MSE Seminar: Ryan Brune, Effect of Geometrical Parameters on Pressure Distributions of Impulse Manufacturing Technologies

Abstract

Impulse manufacturing technologies, which include vaporizing foil actuator (VFA) and electromagnetic (EM) methods, offer a wide array of capabilities for enabling new sheet metal part designs, which can be applied to automotive, appliance, and aerospace products. Geometrical parameter variation of the primary conductors and assembly configurations were investigated for both technologies, helping to understanding how these processes can best be optimized and integrated into manufacturing settings. A novel approach for quantifying and mapping pressure output was developed called the Profile Indentation Pressure Evaluation (PIPE) method.
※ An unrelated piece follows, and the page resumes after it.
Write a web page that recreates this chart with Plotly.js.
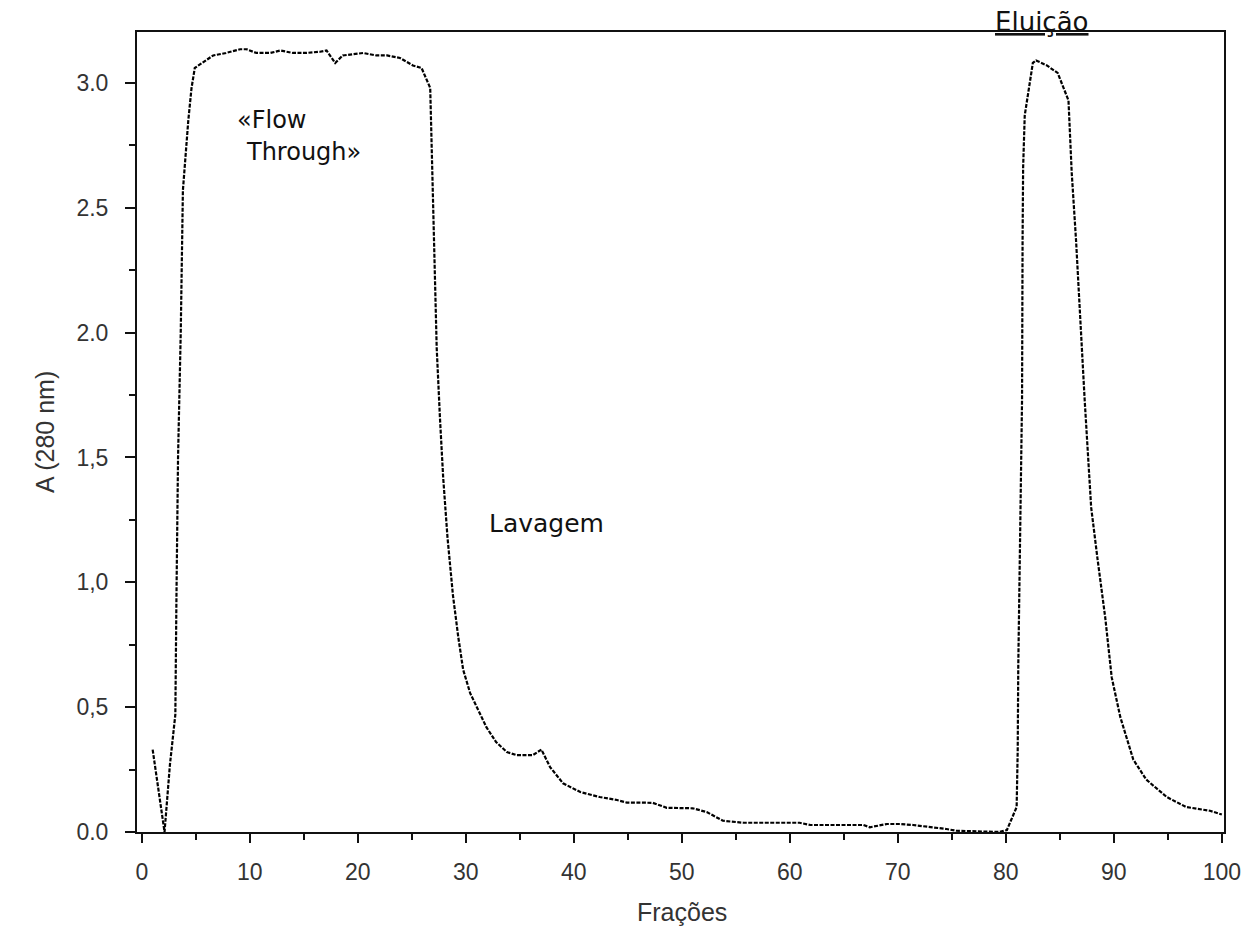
<!DOCTYPE html>
<html>
<head>
<meta charset="utf-8">
<script src="https://cdn.plot.ly/plotly-3.0.1.min.js"></script>
<style>html,body{margin:0;padding:0;background:#fff;}#chart{width:1252px;height:944px;}</style>
</head>
<body>
<div id="chart"></div>
<script>
// Fraction number (x) and absorbance at 280 nm (y)
const fractions = [1.0,1.5,2.1,2.6,3.1,3.2,3.35,3.6,3.8,4.3,4.6,4.9,5.6,6.6,7.8,9.1,9.7,10.6,11.9,12.8,14.0,15.2,16.5,17.1,17.9,18.6,20.5,21.7,22.7,23.9,25.1,25.9,26.7,26.9,27.1,27.3,27.6,27.9,28.3,28.8,29.3,29.75,30.4,31.0,31.9,32.8,33.8,34.7,36.2,37.0,37.8,39.0,40.6,42.4,44.0,44.9,47.3,48.6,51.0,52.3,53.8,55.7,60.9,61.9,66.8,67.4,69.0,70.2,71.4,74.5,75.4,79.4,80.1,81.0,81.1,81.15,81.3,81.45,81.5,81.55,81.6,81.75,82.2,82.5,82.8,83.8,84.8,85.8,86.1,86.5,87.3,87.9,88.5,89.2,89.8,90.6,91.8,93.0,94.9,96.7,98.9,100.0];
const absorbance = [0.33,0.17,0.0,0.27,0.47,0.93,1.50,2.00,2.57,2.85,2.98,3.06,3.08,3.11,3.12,3.135,3.135,3.12,3.12,3.13,3.12,3.12,3.125,3.13,3.08,3.11,3.12,3.11,3.11,3.10,3.07,3.06,2.98,2.60,2.20,1.94,1.66,1.42,1.18,0.95,0.78,0.65,0.556,0.50,0.42,0.36,0.32,0.308,0.308,0.33,0.26,0.195,0.16,0.14,0.128,0.118,0.117,0.097,0.095,0.08,0.045,0.037,0.037,0.028,0.028,0.019,0.032,0.032,0.028,0.012,0.005,0.0,0.008,0.10,0.33,0.66,1.06,1.46,1.73,2.37,2.66,2.87,3.00,3.08,3.09,3.07,3.04,2.93,2.64,2.37,1.73,1.30,1.09,0.86,0.62,0.46,0.29,0.21,0.14,0.10,0.085,0.07];

const xTickVals = [0,10,20,30,40,50,60,70,80,90,100];
const xTickText = ["0","10","20","30","40","50","60","70","80","90","100"];
const yTickVals = [0,0.5,1.0,1.5,2.0,2.5,3.0];
const yTickText = ["0.0","0,5","1,0","1,5","2.0","2.5","3.0"];

const xTitle = "Frações";
const yTitle = "A (280 nm)";
const labelFlow1 = "«Flow";
const labelFlow2 = "Through»";
const labelWash = "Lavagem";
const labelElution = "<u>Eluição</u>";

const tickFont = {family: "Liberation Sans, Arial, sans-serif", size: 23, color: "#333"};
const textFont = {family: "DejaVu Sans, sans-serif", size: 24, color: "#111"};

const trace = {
  x: fractions, y: absorbance, type: "scatter", mode: "lines",
  line: {color: "#000", width: 2.2, dash: "4px,1.5px"},
  hoverinfo: "skip", showlegend: false
};

const layout = {
  width: 1252, height: 944,
  margin: {l: 137, r: 28, t: 32, b: 112},
  paper_bgcolor: "#fff", plot_bgcolor: "#fff",
  showlegend: false,
  xaxis: {
    range: [-0.45, 100.2], tickmode: "array", tickvals: xTickVals, ticktext: xTickText,
    ticks: "outside", ticklen: 9, tickwidth: 2, tickcolor: "#111",
    minor: {dtick: 5, tick0: 0, ticks: "outside", ticklen: 6, tickwidth: 2, tickcolor: "#111"},
    showline: true, mirror: true, linewidth: 2, linecolor: "#111",
    showgrid: false, zeroline: false, tickfont: tickFont, ticklabelstandoff: 9
  },
  yaxis: {
    range: [0, 3.204], tickmode: "array", tickvals: yTickVals, ticktext: yTickText,
    ticks: "outside", ticklen: 10, tickwidth: 2, tickcolor: "#111",
    minor: {dtick: 0.25, tick0: 0, ticks: "outside", ticklen: 6, tickwidth: 2, tickcolor: "#111"},
    showline: true, mirror: true, linewidth: 2, linecolor: "#111",
    showgrid: false, zeroline: false, tickfont: tickFont, ticklabelstandoff: 12
  },
  annotations: [
    {text: xTitle, xref: "paper", yref: "paper", x: 0.501, y: -0.1, xanchor: "center", yanchor: "middle", showarrow: false, font: {family: "Liberation Sans, Arial, sans-serif", size: 25, color: "#333"}},
    {text: yTitle, xref: "paper", yref: "paper", x: -0.0846, y: 0.5, xanchor: "center", yanchor: "middle", textangle: -90, showarrow: false, font: {family: "Liberation Sans, Arial, sans-serif", size: 25, color: "#333"}},
    {text: labelFlow1, xref: "x", yref: "y", x: 8.6, y: 2.851, xanchor: "left", yanchor: "middle", showarrow: false, font: textFont},
    {text: labelFlow2, xref: "x", yref: "y", x: 9.5, y: 2.723, xanchor: "left", yanchor: "middle", showarrow: false, font: textFont},
    {text: labelWash, xref: "x", yref: "y", x: 32.0, y: 1.237, xanchor: "left", yanchor: "middle", showarrow: false, font: {family: "DejaVu Sans, sans-serif", size: 25, color: "#111"}},
    {text: labelElution, xref: "paper", yref: "paper", x: (993 - 137) / 1087, y: 1.013, xanchor: "left", yanchor: "middle", showarrow: false, font: {family: "DejaVu Sans, sans-serif", size: 26, color: "#111"}}
  ]
};

Plotly.newPlot("chart", [trace], layout, {staticPlot: true, displayModeBar: false});
</script>
</body>
</html>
As the result of an impulse operation, a flat metal transducer sheet is accelerated against a textured surface with regularly spaced profile peaks, and the indented local area fraction is correlated with pressure quantities. This technique was applied to EM path actuators for shearing, flanging, and hemming operations to assess the accuracy of existing pressure models and support a new analytical model. A design process for path actuator systems was then developed based on this new model. Additionally, application of PIPE to VFA forming and embossing cases revealed the effect of initial foil geometry on pressure distribution, assisting experimental studies on improvement of final die conformity and feature detail transfer on aluminum and stainless steel products. Additionally, these materials were evaluated for suitability in high velocity forming applications via custom conical die testing and sample geometry variation to elicit strain states associated with traditional forming limit diagrams. Formed samples were evaluated with photon doppler velocimetry and digital image correlation to determine performance in comparison to quasi-static forming techniques.

Bio

Ryan Brune has been a research associate for the Impulse Manufacturing Laboratory at The Ohio State University since 2011. He received his BS in Mechanical Engineering from Ohio Northern University in 2011, and his MS in Materials Science and Engineering from The Ohio State University in 2013. Ryan’s past internships involved researching applications of electromagnetic forming technology, which led him to join Dr. Glenn Daehn’s research group to continue working with this interesting field. He continues to enjoy witnessing the application of this and other impulse technologies to manufacturing settings as more people discover all that they can be used for.